A year after Brexit vote, European and UK shares diverge

* STOXX 600, FTSE 100 down 0.2 pct at close

* UK shares underperform European peers so far in 2017

* Financials, energy stocks fall (Recasts, adds detail and quote, updates prices at close)

LONDON, June 23 (Reuters) - Another wobble in commodity-related shares and dollar earners put pressure on British blue chips on Friday, underscoring their underperformance against continental European peers a year on from Britain’s vote to leave the European Union.

Britain’s FTSE 100 was down 0.2 percent at its close, weighed down by weakness in health care and mining stocks - large-cap dollar earners.

Friday marked the one-year anniversary of Britons voting in a referendum by a narrow margin to quit the EU, a shock outcome which then sent sterling, British and European stocks into a tailspin.

While stocks have recovered sharply from their slump in the immediate aftermath, in U.S. dollar terms, British stocks continue to lag peers in Europe and elsewhere as a cloudy outlook for sterling dented appetite among foreign investors.

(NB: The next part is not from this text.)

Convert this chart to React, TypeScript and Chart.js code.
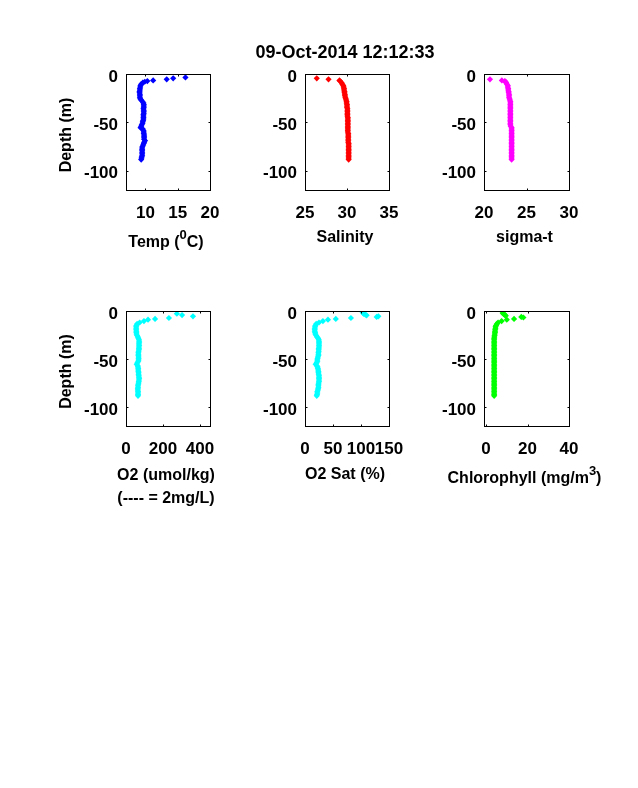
import React, { useEffect, useRef } from "react";
import { Chart, registerables } from "chart.js";

Chart.register(...registerables);

const pageTitle = "09-Oct-2014 12:12:33";
const depthTicks = [0, -50, -100];

const deepDepth = [-9, -10.5, -12, -13.5, -15, -16.5, -18, -19.5, -21, -22.5, -24, -25.5, -27, -28.5, -30, -31.5, -33, -34.5, -36, -37.5, -39, -40.5, -42, -43.5, -45, -46.5, -48, -49.5, -51, -52.5, -54, -55.5, -57, -58.5, -60, -61.5, -63, -64.5, -66, -67.5, -69, -70.5, -72, -73.5, -75, -76.5, -78, -79.5, -81, -82.5, -84, -85.5, -87, -88.5];

const tempSurfaceDepth = [-3.5, -4.5, -5.5, -6.6, -7.3, -8];
const tempSurface = [16.2, 14.3, 13.3, 11.2, 10.3, 9.9];
const tempDeep = [9.6, 9.35, 9.25, 9.2, 9.15, 9.15, 9.1, 9.1, 9.15, 9.15, 9.15, 9.2, 9.35, 9.55, 9.7, 9.75, 9.75, 9.75, 9.7, 9.75, 9.75, 9.75, 9.7, 9.7, 9.7, 9.7, 9.65, 9.6, 9.55, 9.45, 9.35, 9.25, 9.6, 9.7, 9.75, 9.75, 9.8, 9.8, 9.8, 9.8, 9.95, 9.8, 9.75, 9.65, 9.55, 9.5, 9.5, 9.5, 9.5, 9.5, 9.5, 9.45, 9.4, 9.35];

const salSurfaceDepth = [-4.5, -5.5, -6.6, -7.5];
const salSurface = [26.4, 27.8, 29.1, 29.2];
const salDeep = [29.35, 29.45, 29.55, 29.6, 29.65, 29.65, 29.7, 29.7, 29.75, 29.75, 29.8, 29.85, 29.9, 29.95, 29.95, 30.0, 30.0, 30.0, 30.05, 30.05, 30.05, 30.05, 30.05, 30.05, 30.1, 30.1, 30.1, 30.1, 30.1, 30.1, 30.1, 30.1, 30.1, 30.1, 30.1, 30.15, 30.15, 30.15, 30.15, 30.15, 30.15, 30.15, 30.2, 30.2, 30.2, 30.2, 30.2, 30.2, 30.2, 30.2, 30.2, 30.2, 30.2, 30.2];

const sigmaSurfaceDepth = [-5.5, -6.6, -7.3, -8.2];
const sigmaSurface = [20.7, 22.1, 22.45, 22.55];
const sigmaDeep = [22.6, 22.7, 22.8, 22.8, 22.85, 22.85, 22.9, 22.9, 22.95, 22.95, 22.95, 23.0, 23.05, 23.1, 23.1, 23.1, 23.1, 23.1, 23.1, 23.1, 23.1, 23.1, 23.1, 23.1, 23.1, 23.1, 23.1, 23.1, 23.1, 23.1, 23.15, 23.25, 23.25, 23.25, 23.25, 23.25, 23.25, 23.25, 23.25, 23.25, 23.25, 23.25, 23.25, 23.25, 23.25, 23.25, 23.25, 23.25, 23.25, 23.25, 23.25, 23.25, 23.25, 23.25];

const oxySurfaceDepth = [-2.8, -4.2, -5.6, -7.3, -8.3];
const oxySurface = [275, 303, 362, 232, 157];
const oxyDeep = [119, 97, 74, 60, 56, 55, 55, 55, 56, 56, 57, 60, 64, 67, 70, 71, 71, 70, 71, 70, 70, 70, 68, 67, 67, 67, 68, 68, 68, 66, 62, 58, 63, 65, 66, 66, 67, 68, 68, 69, 70, 71, 70, 69, 68, 66, 65, 65, 64, 64, 65, 65, 65, 65];

const satSurfaceDepth = [-1.4, -2.2, -3, -3.8, -4.5, -5.6, -6.2, -7.3, -8.3];
const satSurface = [103, 104, 105, 108, 110, 131, 128, 82, 55];
const satDeep = [41, 32, 25, 20, 18.5, 18, 17.5, 17.5, 17.5, 18, 18.5, 20, 21.5, 23.5, 24.5, 25, 25, 25, 25, 25, 24.5, 24.5, 24.5, 24, 24, 24, 23, 22.5, 22, 22, 21, 19, 21, 22.5, 23, 23.5, 24, 24, 24.5, 25, 25, 25, 25, 25, 24.5, 24, 24, 24, 23.5, 23, 22, 22, 21.5, 21];

const chlSurfaceDepth = [-2, -2.8, -3.5, -4.2, -4.9, -6.2, -6.8, -8.3];
const chlSurface = [8, 8.3, 8.7, 9.1, 9.5, 17, 18, 13.5];
const chlDeep = [10, 7.5, 5.8, 5.2, 4.8, 4.6, 4.5, 4.4, 4.3, 4.3, 4.2, 4.1, 4.0, 3.9, 3.9, 3.9, 3.9, 3.9, 3.9, 3.9, 3.9, 3.9, 3.9, 3.9, 3.9, 3.9, 3.9, 3.9, 3.9, 3.9, 3.9, 3.9, 3.9, 3.9, 3.9, 3.9, 3.9, 3.9, 3.9, 3.9, 3.9, 3.9, 3.9, 3.9, 3.9, 3.9, 3.9, 3.9, 3.9, 3.9, 3.9, 3.9, 3.9, 3.9];

const tempTicks = [10, 15, 20];
const salTicks = [25, 30, 35];
const sigmaTicks = [20, 25, 30];
const oxyTicks = [0, 200, 400];
const satTicks = [0, 50, 100, 150];
const chlTicks = [0, 20, 40];

const FONT = "'Liberation Sans', Arial, sans-serif";
const CANVAS_LEFT = 70;
const CANVAS_RIGHT = 68;
const CANVAS_TOP = 26;
const CANVAS_BOTTOM = 95;

type Run = { text: string; sup?: boolean };
type Line = { runs: Run[]; baseline: number };
type Panel = {
  left: number; top: number; w: number; h: number;
  xs: number[]; ys: number[]; color: string;
  xMin: number; xMax: number; xTicks: number[];
  lines: Line[]; yTitle?: string;
};

const panels: Panel[] = [
  { left: 126, top: 74, w: 84, h: 116, xs: [...tempSurface, ...tempDeep], ys: [...tempSurfaceDepth, ...deepDepth], color: "#0000ff", xMin: 7, xMax: 20, xTicks: tempTicks, lines: [{ baseline: 57, runs: [{ text: "Temp (" }, { text: "0", sup: true }, { text: "C)" }] }], yTitle: "Depth (m)" },
  { left: 305, top: 74, w: 84, h: 116, xs: [...salSurface, ...salDeep], ys: [...salSurfaceDepth, ...deepDepth], color: "#ff0000", xMin: 25, xMax: 35, xTicks: salTicks, lines: [{ baseline: 52, runs: [{ text: "Salinity" }] }] },
  { left: 484, top: 74, w: 85, h: 116, xs: [...sigmaSurface, ...sigmaDeep], ys: [...sigmaSurfaceDepth, ...deepDepth], color: "#ff00ff", xMin: 20, xMax: 30, xTicks: sigmaTicks, lines: [{ baseline: 52, runs: [{ text: "sigma-t" }] }] },
  { left: 126, top: 311, w: 84, h: 115, xs: [...oxySurface, ...oxyDeep], ys: [...oxySurfaceDepth, ...deepDepth], color: "#00ffff", xMin: 0, xMax: 454, xTicks: oxyTicks, lines: [{ baseline: 54, runs: [{ text: "O2 (umol/kg)" }] }, { baseline: 77, runs: [{ text: "(---- = 2mg/L)" }] }], yTitle: "Depth (m)" },
  { left: 305, top: 311, w: 84, h: 115, xs: [...satSurface, ...satDeep], ys: [...satSurfaceDepth, ...deepDepth], color: "#00ffff", xMin: 0, xMax: 150, xTicks: satTicks, lines: [{ baseline: 53, runs: [{ text: "O2 Sat (%)" }] }] },
  { left: 484, top: 311, w: 85, h: 115, xs: [...chlSurface, ...chlDeep], ys: [...chlSurfaceDepth, ...deepDepth], color: "#00ff00", xMin: -1, xMax: 40, xTicks: chlTicks, lines: [{ baseline: 57, runs: [{ text: "Chlorophyll (mg/m" }, { text: "3", sup: true }, { text: ")" }] }] },
];

const boxAndTicks = {
  id: "boxAndTicks",
  afterDraw(chart: any, _args: any, opts: any) {
    const { ctx, chartArea: a, scales } = chart;
    const p: Panel = opts.panel;
    const L = Math.round(a.left) + 0.5, R = Math.round(a.right) + 0.5;
    const T = Math.round(a.top) + 0.5, B = Math.round(a.bottom) + 0.5;
    ctx.save();
    ctx.strokeStyle = "#000";
    ctx.lineWidth = 1;
    ctx.strokeRect(L, T, R - L, B - T);
    ctx.beginPath();
    for (const t of scales.x.ticks) {
      const x = Math.round(scales.x.getPixelForValue(t.value)) + 0.5;
      ctx.moveTo(x, B); ctx.lineTo(x, B - 2);
      ctx.moveTo(x, T); ctx.lineTo(x, T + 2);
    }
    for (const t of scales.y.ticks) {
      const y = Math.round(scales.y.getPixelForValue(t.value)) + 0.5;
      ctx.moveTo(L, y); ctx.lineTo(L + 2, y);
      ctx.moveTo(R, y); ctx.lineTo(R - 2, y);
    }
    ctx.stroke();

    // Axis titles: Chart.js squeezes a scale title into the plot width, and has no superscript.
    ctx.fillStyle = "#000";
    ctx.textAlign = "left";
    ctx.textBaseline = "alphabetic";
    const base = `bold 16px ${FONT}`;
    const sup = `bold 13px ${FONT}`;
    const cx = a.left + a.width / 2 - 2;
    for (const line of p.lines) {
      let total = 0;
      for (const r of line.runs) {
        ctx.font = r.sup ? sup : base;
        total += ctx.measureText(r.text).width;
      }
      let x = cx - total / 2;
      for (const r of line.runs) {
        ctx.font = r.sup ? sup : base;
        ctx.fillText(r.text, x, a.bottom + line.baseline - (r.sup ? 8 : 0));
        x += ctx.measureText(r.text).width;
      }
    }
    if (p.yTitle) {
      ctx.font = base;
      ctx.textAlign = "center";
      ctx.translate(a.left - 55, a.top + a.height / 2 + 3);
      ctx.rotate(-Math.PI / 2);
      ctx.fillText(p.yTitle, 0, 0);
    }
    ctx.restore();
  },
};

function PanelChart({ p }: { p: Panel }) {
  const ref = useRef<HTMLCanvasElement | null>(null);
  useEffect(() => {
    const chart = new Chart(ref.current as HTMLCanvasElement, {
      type: "scatter",
      data: {
        datasets: [{
          data: p.xs.map((x, i) => ({ x, y: p.ys[i] })),
          backgroundColor: p.color,
          borderColor: p.color,
          borderWidth: 0,
          pointStyle: "rectRot",
          pointRadius: 3.1,
        }],
      },
      options: {
        animation: false,
        responsive: false,
        devicePixelRatio: 1,
        layout: { padding: { left: 0, right: CANVAS_RIGHT, top: CANVAS_TOP, bottom: 0 } },
        plugins: { legend: { display: false }, tooltip: { enabled: false }, boxAndTicks: { panel: p } },
        scales: {
          x: {
            type: "linear",
            min: p.xMin,
            max: p.xMax,
            afterBuildTicks: (s: any) => { s.ticks = p.xTicks.map((value) => ({ value })); },
            afterFit: (s: any) => { s.height = CANVAS_BOTTOM; },
            grid: { display: false, tickLength: 0 },
            border: { display: false },
            ticks: {
              autoSkip: false, maxRotation: 0, minRotation: 0, padding: 13, color: "#000",
              font: { family: FONT, size: 17, weight: "bold" },
              callback: (v: any) => String(v),
            },
          },
          y: {
            type: "linear",
            min: -120,
            max: 0,
            afterBuildTicks: (s: any) => { s.ticks = depthTicks.map((value) => ({ value })); },
            afterFit: (s: any) => { s.width = CANVAS_LEFT; },
            grid: { display: false, tickLength: 0 },
            border: { display: false },
            ticks: {
              autoSkip: false, padding: 8, color: "#000", labelOffset: 3,
              font: { family: FONT, size: 17, weight: "bold" },
              callback: (v: any) => String(v),
            },
          },
        },
      } as any,
      plugins: [boxAndTicks],
    });
    return () => chart.destroy();
  }, [p]);
  return (
    <canvas
      ref={ref}
      width={CANVAS_LEFT + p.w + CANVAS_RIGHT}
      height={CANVAS_TOP + p.h + CANVAS_BOTTOM}
      style={{ position: "absolute", left: p.left - CANVAS_LEFT, top: p.top - CANVAS_TOP, display: "block" }}
    />
  );
}

export default function App() {
  return (
    <div style={{ position: "absolute", left: 0, top: 0, width: 638, height: 788, background: "#fff", overflow: "hidden" }}>
      {panels.map((p, i) => <PanelChart key={i} p={p} />)}
      <div style={{ position: "absolute", left: 145, width: 400, top: 42, textAlign: "center", font: `bold 18px ${FONT}`, color: "#000" }}>
        {pageTitle}
      </div>
    </div>
  );
}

“Brexit itself, I don’t think, has had much of an effect on the market, but what has had an effect has been the fall in sterling,” said Paul Mumford, senior investment manager at Cavendish Asset Management.

Mumford said the inconclusive outcome of this month’s national election in Britain was also now weighing on sterling.

“Because of the uncertainty that might have arisen from the election result, it may be that sterling is going to stay down longer than we thought,” Mumford said.

The pan-European STOXX 600 index was down 0.2 percent as falls among financials, pharma firms and energy shares weighed.

Elsewhere, broker changes helped drive price action, with British broadcaster ITV rising more than 3 percent after Morgan Stanley upgraded it to “buy”, citing its attractive valuation.

“Timing is always tricky but typically the right moment to buy TV stocks is when advertising starts to improve, even if this is just on a second derivative basis (i.e. it starts to become less bad),” Morgan Stanley analysts said in a note.

Shares in pizza delivery firm Domino’s Pizza were among the biggest fallers, down 2.8 percent near a two-year low after a downgrade from Berenberg.

Berenberg analysts said Domino’s faced potential issues ahead, including falling behind in terms of technology as well as food inflation putting pressure on franchisee margins.

Insurer NN Group was the biggest faller, down nearly 4 percent after Dutch watchdog KiFid said that the firm must compensate one its clients in a mis-selling case.

Finnish and Swedish markets were closed for a holiday.